Quando eu estava estudando ciências políticas, um amigo ia para a Alemanha visitar uma exposição que acontece por lá a cada cinco anos, chamada Documenta [uma das maiores mostras de arte contemporânea do mundo, acontece na cidade de Kassel]. Era a Documenta de 1972, de Harald Szeemann (1933-2005), um curador muito importante. Aquela exposição foi tão forte que ainda hoje eu conseguiria descrever certas salas. Fiquei tão mexida com aquilo que falei: “Eu preciso trabalhar com arte”. Eu não sabia nada, então, minha primeira exposição foi com artistas conceituais e pensei: “Gosto de arte, mas não entendo o que é essa arte conceitual”. Assim, a única maneira de entender era trabalhar com os artistas, porque meu gosto pessoal era diferente, mas nunca o coloquei à frente. Sempre o deixava para trás e tentava aprender.

Para mim, a arte foi, por toda a minha vida, e é um exercício de aprendizado.

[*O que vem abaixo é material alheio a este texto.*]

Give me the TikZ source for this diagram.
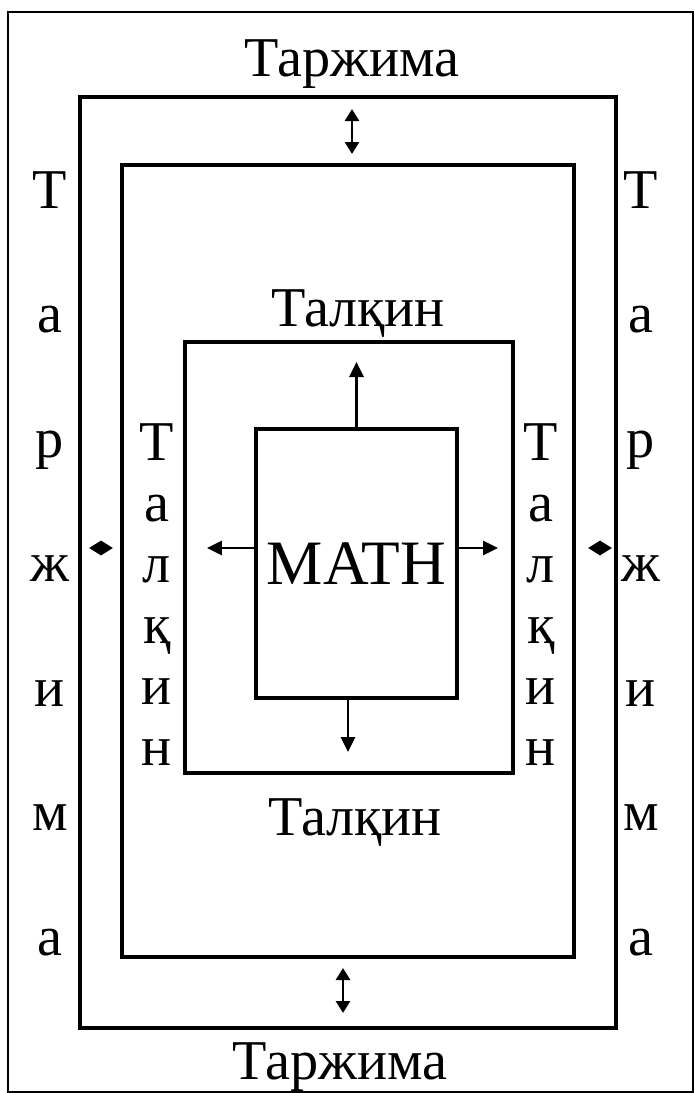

Prefiro aprender por meio da arte do que ir para uma universidade e estudar ciências. Então, para mim, a arte é uma escola. Nada mais do que isso. Cada exposição que faço é diferente porque, cada vez que faço alguma coisa, eu aprendo. Com esses filmes [de Interdependence], me aprofundei nas questões que envolvem as mudanças climáticas. Antes, não sabia nada a respeito. Tudo o que eu aprendo, eu compartilho.

 

Arte para o mundo

Minha vida pode ser dividida em dois períodos. Um é o período de arte contemporânea tradicional, no qual fui diretora de um centro de artes, de um museu, trabalhando para promover artistas. Não no sentido comercial, mas promover o trabalho deles e torná-lo acessível ao público em geral. O segundo é a Art for the World. O nome já diz: arte para o mundo. Isso significa que tudo o que fazemos oferecemos ao mundo. Nesse caso, não estamos promovendo artistas, estamos promovendo conceitos que tocam as pessoas. Conceitos e questões problemáticas por meio da arte. Dependendo do projeto, às vezes minha organização cria, faz curadoria de artes visuais, instalações etc. E, às vezes, faz cinema. De tempos em tempos, produzimos filmes, porque durante as exposições também produzimos vídeos, e do vídeo para o filme a distância é muito curta. Naturalmente, o cinema tem um público ainda maior. Mas com a arte também se pode alcançar as pessoas, e elas podem pensar, apreciar e até se curar, pois, para mim, a arte também é uma espécie de cura para a alma. Além disso, a arte e a cultura não são caras. Todos podem apreciá-las. Não é necessário comprar ou possuir uma obra para gostar de arte.